My high school really emphasized math and science, plus I’ve always enjoyed math and physics, so I knew I wanted to major in either engineering or architecture. I then realized I didn’t have the best artistic capabilities, so engineering was probably better for me. For a long time, I struggled to pick between civil and mechanical engineering (I finally decided on the latter). Besides, I’ve seen many friends switch between different branches of engineering, so I know it’s a tough choice to make. If you’re in the same boat, here are some pointers to make your choice a little bit easier.
According to TryEngineering.org, there are more than twenty-five recognized specialties in engineering, engineering technology, and computing. No wonder it’s a tough choice. Generally, the most common branches are chemical, civil, electrical, and mechanical engineering, but there are many other subdisciplines and interdisciplinary subjects derived from these four.
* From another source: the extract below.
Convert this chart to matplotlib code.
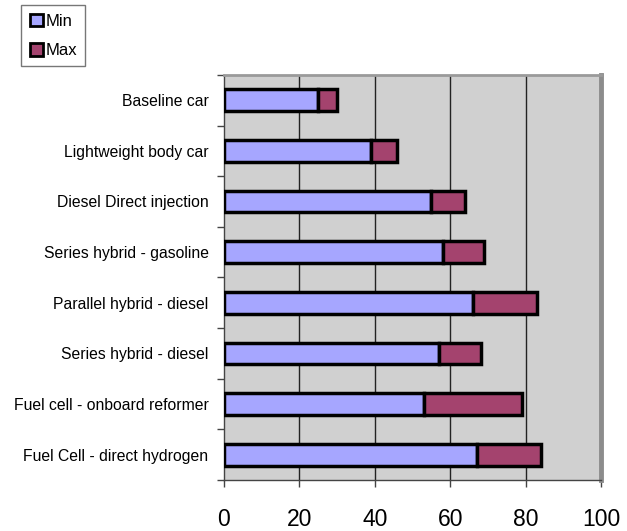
import matplotlib
matplotlib.use("Agg")
import matplotlib.pyplot as plt
import numpy as np

plt.rcParams['font.family'] = ['Liberation Sans', 'DejaVu Sans']

# data (top to bottom as in the chart)
CATEGORIES = ["Baseline car", "Lightweight body car", "Diesel Direct injection",
              "Series hybrid - gasoline", "Parallel hybrid - diesel",
              "Series hybrid - diesel", "Fuel cell - onboard reformer",
              "Fuel Cell - direct hydrogen"]
MIN_VALUES = [25, 39, 55, 58, 66, 57, 53, 67]
MAX_VALUES = [30, 46, 64, 69, 83, 68, 79, 84]
XTICKS = [0, 20, 40, 60, 80, 100]

COLOR_MIN = "#a6a6ff"
COLOR_MAX = "#a4436e"
BG = "#d0d0d0"

fig = plt.figure(figsize=(6.27, 5.31), dpi=100)
ax = fig.add_axes([0.357, 0.096, 0.602, 0.763])

n = len(CATEGORIES)
y = np.arange(n)[::-1]
mins = np.array(MIN_VALUES)
maxs = np.array(MAX_VALUES)

ax.barh(y, mins, height=0.43, color=COLOR_MIN, edgecolor="black",
        linewidth=2.5, label="Min", zorder=3)
ax.barh(y, maxs - mins, left=mins, height=0.43, color=COLOR_MAX,
        edgecolor="black", linewidth=2.5, label="Max", zorder=3)

ax.set_facecolor(BG)
ax.set_xlim(0, 100)
ax.set_ylim(-0.5, n - 0.5)

# vertical grid
for x in XTICKS[1:-1]:
    ax.axvline(x, color="#222222", linewidth=1, zorder=1)

# frame: dark left / bottom, grey shadow top / right
ax.spines["left"].set_color("#444444")
ax.spines["bottom"].set_color("#444444")
ax.spines["left"].set_linewidth(1)
ax.spines["bottom"].set_linewidth(1)
ax.spines["top"].set_color("#9a9a9a")
ax.spines["top"].set_linewidth(2)
ax.spines["right"].set_color("#8c8c8c")
ax.spines["right"].set_linewidth(3.5)

ax.set_xticks(XTICKS)
ax.set_xticklabels([str(v) for v in XTICKS], fontsize=16.5)
ax.tick_params(axis="x", direction="out", length=5, width=1,
               color="#444444", pad=15)

ax.set_yticks(y)
ax.set_yticklabels(CATEGORIES, fontsize=11.3)
ax.tick_params(axis="y", which="major", length=0, pad=11)
ax.set_yticks(np.arange(n + 1) - 0.5, minor=True)
ax.tick_params(axis="y", which="minor", direction="out", length=5,
               width=1, color="#444444")

leg = fig.legend(loc="upper left", bbox_to_anchor=(0.034, 0.99),
                 fontsize=12, frameon=True, fancybox=False,
                 handlelength=0.8, handleheight=0.8, handletextpad=0.15,
                 borderpad=0.5, labelspacing=0.85, borderaxespad=0)
leg.get_frame().set_edgecolor("#555555")
leg.get_frame().set_linewidth(1)
for h in leg.legend_handles:
    h.set_linewidth(2)

plt.savefig("out.png", dpi=100)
As the name implies, chemical engineering is the application of chemistry in various practical fields. In this field, you will use chemical reactions to solve various problems in areas such as healthcare, construction, petrochemicals, and food processing. Chemical engineers create new products such as pharmaceuticals, cosmetics, and cleaning products. During college, you will study chemistry (obviously), biology, thermodynamics, and biochemistry. Some chemical engineering subdisciplines are materials engineering, molecular engineering, and process engineering.
Mechanical engineers design mechanical systems, improve gadgets and machines, and create solutions for existing problems. Mechanical engineering students learn about machines, properties of materials, and energy systems. In college, you will study subjects that include mathematics, physics, thermodynamics, and heat transfer. This branch is very broad; subdisciplines such as aerospace engineering, biomedical engineering, thermal engineering, and manufacturing engineering derive from it. Mechanical engineers work in a wide array of industries: nanotechnology, aeronautics, heat transfer, and vehicle design.
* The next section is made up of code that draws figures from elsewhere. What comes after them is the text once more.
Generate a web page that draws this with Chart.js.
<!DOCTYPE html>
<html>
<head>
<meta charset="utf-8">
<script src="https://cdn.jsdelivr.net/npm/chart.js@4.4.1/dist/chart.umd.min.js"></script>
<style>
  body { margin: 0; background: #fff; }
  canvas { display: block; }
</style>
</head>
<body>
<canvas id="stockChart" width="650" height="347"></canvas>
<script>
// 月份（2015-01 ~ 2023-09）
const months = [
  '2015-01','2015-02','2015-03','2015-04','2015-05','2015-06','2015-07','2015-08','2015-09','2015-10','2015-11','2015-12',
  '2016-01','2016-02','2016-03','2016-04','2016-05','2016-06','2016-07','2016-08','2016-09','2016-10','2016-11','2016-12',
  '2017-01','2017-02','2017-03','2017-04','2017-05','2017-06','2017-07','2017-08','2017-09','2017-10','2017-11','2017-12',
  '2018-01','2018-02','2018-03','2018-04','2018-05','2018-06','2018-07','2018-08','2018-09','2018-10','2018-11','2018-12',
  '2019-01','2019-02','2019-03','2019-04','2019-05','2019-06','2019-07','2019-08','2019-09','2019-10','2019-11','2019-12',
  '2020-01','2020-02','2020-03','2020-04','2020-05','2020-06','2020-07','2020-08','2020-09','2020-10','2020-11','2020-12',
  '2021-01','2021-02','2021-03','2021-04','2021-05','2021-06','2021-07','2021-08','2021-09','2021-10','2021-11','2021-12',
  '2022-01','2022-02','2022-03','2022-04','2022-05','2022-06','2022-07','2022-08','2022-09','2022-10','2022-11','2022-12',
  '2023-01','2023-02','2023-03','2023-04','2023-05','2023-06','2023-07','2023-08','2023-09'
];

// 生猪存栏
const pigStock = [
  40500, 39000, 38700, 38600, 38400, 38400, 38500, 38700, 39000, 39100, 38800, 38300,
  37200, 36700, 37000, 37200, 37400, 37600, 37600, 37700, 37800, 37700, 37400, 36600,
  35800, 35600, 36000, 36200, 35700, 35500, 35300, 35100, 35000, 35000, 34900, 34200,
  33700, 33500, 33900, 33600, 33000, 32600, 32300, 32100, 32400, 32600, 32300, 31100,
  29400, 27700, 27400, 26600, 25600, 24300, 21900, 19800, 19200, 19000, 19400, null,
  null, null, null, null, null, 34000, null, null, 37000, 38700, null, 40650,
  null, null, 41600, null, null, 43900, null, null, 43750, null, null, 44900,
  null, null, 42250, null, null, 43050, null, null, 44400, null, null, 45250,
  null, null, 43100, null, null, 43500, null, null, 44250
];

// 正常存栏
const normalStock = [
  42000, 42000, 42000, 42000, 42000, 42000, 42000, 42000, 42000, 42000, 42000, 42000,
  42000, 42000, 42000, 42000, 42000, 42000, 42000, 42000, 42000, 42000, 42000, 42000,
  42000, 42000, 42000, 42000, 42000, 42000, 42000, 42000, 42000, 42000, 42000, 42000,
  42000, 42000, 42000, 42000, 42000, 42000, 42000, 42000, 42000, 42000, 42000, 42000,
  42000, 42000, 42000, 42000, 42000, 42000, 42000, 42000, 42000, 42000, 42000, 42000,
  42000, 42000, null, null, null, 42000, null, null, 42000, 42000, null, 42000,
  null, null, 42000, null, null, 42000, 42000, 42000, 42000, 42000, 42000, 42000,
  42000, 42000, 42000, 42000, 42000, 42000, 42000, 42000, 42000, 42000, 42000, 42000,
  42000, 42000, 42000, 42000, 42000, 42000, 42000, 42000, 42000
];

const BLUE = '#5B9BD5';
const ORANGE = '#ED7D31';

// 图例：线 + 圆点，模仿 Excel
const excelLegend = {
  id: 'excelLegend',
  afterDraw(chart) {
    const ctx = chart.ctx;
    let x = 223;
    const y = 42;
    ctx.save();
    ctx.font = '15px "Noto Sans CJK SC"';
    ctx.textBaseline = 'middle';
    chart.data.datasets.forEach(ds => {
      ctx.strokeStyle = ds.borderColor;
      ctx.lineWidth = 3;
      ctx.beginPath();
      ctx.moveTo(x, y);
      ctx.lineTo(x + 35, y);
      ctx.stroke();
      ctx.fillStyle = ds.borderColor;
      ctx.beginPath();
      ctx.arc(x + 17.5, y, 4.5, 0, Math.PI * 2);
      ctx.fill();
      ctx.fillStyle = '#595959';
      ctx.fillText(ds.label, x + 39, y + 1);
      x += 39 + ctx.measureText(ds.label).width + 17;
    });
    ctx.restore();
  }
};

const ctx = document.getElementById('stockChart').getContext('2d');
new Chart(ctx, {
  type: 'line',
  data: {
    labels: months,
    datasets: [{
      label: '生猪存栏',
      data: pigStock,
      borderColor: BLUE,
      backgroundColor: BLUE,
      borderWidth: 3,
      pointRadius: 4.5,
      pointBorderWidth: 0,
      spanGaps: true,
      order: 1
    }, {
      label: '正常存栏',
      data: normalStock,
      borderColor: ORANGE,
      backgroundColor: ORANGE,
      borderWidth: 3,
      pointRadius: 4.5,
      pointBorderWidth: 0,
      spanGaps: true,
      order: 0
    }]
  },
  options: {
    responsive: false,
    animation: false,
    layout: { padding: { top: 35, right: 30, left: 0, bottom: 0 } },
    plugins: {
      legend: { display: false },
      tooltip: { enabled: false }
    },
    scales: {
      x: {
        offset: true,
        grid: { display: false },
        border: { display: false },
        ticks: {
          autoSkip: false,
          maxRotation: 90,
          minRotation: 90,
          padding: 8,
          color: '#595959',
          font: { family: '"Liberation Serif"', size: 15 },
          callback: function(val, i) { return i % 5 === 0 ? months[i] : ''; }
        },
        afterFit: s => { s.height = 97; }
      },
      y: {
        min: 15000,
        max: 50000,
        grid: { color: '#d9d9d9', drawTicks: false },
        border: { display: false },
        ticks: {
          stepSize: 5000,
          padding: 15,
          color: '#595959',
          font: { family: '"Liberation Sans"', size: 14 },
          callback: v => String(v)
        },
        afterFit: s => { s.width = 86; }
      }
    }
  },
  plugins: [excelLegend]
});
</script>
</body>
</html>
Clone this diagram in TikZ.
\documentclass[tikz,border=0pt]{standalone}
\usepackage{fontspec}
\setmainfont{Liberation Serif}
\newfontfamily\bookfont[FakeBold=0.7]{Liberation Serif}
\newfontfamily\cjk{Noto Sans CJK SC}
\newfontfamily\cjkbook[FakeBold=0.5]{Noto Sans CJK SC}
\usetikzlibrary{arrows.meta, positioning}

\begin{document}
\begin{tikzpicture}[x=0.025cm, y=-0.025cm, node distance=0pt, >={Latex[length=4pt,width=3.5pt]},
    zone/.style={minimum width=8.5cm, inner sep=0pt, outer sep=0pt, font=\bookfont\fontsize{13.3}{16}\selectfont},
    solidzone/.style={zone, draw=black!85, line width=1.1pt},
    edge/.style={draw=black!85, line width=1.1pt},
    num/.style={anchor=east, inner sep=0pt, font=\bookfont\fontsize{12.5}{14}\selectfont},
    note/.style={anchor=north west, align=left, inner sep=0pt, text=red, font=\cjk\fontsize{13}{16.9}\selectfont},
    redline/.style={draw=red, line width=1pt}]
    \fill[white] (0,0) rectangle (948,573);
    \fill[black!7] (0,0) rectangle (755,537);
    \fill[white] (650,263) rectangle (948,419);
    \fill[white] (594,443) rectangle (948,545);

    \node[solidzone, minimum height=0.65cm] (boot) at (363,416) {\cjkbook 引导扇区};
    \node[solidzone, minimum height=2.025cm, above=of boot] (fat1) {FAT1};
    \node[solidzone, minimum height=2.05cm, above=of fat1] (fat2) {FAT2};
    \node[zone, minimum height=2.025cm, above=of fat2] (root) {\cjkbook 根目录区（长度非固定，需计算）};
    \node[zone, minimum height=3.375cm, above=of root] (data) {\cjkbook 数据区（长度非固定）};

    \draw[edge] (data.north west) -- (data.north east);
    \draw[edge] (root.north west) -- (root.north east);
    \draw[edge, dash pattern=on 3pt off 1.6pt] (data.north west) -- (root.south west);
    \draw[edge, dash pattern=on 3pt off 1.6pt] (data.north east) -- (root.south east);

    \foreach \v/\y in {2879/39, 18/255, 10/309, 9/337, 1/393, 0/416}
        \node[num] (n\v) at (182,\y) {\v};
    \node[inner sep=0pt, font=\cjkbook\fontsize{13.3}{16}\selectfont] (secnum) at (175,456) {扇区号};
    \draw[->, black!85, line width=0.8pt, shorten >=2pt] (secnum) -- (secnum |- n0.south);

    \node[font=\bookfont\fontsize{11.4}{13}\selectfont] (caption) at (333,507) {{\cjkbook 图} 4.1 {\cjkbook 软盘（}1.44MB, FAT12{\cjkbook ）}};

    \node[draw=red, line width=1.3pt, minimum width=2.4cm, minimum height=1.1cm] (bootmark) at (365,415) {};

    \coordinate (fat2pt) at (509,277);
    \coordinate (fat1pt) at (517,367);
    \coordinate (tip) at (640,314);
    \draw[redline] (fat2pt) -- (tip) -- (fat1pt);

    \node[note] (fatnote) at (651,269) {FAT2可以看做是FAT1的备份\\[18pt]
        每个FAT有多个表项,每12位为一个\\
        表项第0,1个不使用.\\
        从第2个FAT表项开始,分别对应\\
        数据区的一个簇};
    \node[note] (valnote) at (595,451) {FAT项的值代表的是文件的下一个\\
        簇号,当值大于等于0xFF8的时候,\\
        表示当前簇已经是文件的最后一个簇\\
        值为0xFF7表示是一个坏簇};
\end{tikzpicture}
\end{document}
Civil engineering, among other things, involves the design and construction of infrastructure, project management, and environmental issues surrounding construction. Civil engineers work in many different kinds of projects, from building skyscrapers and suspension bridges, to railways and roads, and even rebuilding infrastructure in case of a natural disaster. During college, you will learn about structural analysis and design, statics, environmental issues, and strength of materials. Civil engineering is a really broad major as well, and it comprises several subdisciplines such as environmental engineering, structural engineering, transport engineering, marine engineering, and geotechnical engineering.
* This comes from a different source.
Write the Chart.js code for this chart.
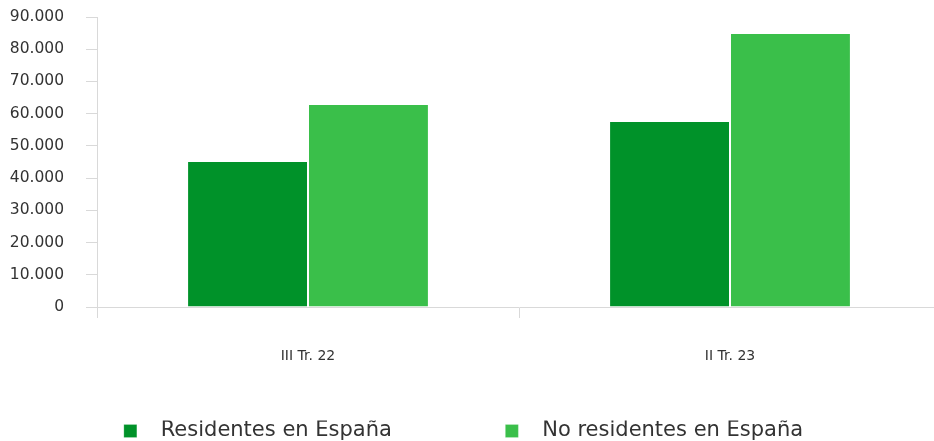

As you can probably guess from the name, electrical engineers study electricity. Electrical engineering involves the study of energy: where it comes from, how it works, and how to harness it to create new technologies to solve problems. With this knowledge, you’ll be ready to create your own electric systems. Electrical engineers work in many different industries: aerospace, manufacturing, electronic equipment, and communications systems, to name a few. In college, students take courses in areas such as physics, circuits, digital design, and microprocessors. Some subdisciplines between this branch are computer engineering, electronic engineering, optical engineering, and power engineering.
These branches are probably the most common, but definitely not the only ones out there. I’ve included a few other disciplines and expanded on others I mentioned previously:
Computer engineers study, analyze, and design computer systems, both software and hardware. This degree is a great option because most industries rely on information technology. In college, computer engineers study mathematics, physics, computer science, and programming languages. Many students pick a specialty; some examples are robotics and computer security.
Industrial engineers create logistical and resource systems that improve the way organizations run. In order to do this, industrial engineers consider all the factors that go into production: machines, materials, energy, even people. During college, industrial engineering students learn about economics, management, and design manufacturing.
Biomedical engineers apply engineering principles to the medical sciences in order to solve health problems. In college, students learn about organic chemistry, biological sciences, and biomechanics. Major advances are happening in this area right now, and biomedical engineers get to work in many exciting projects.
Environmental engineers apply engineering principles to improve and protect the environment. Some of the issues environmental engineers deal with are waste disposal, recycling, air and water pollution control, and sanitation.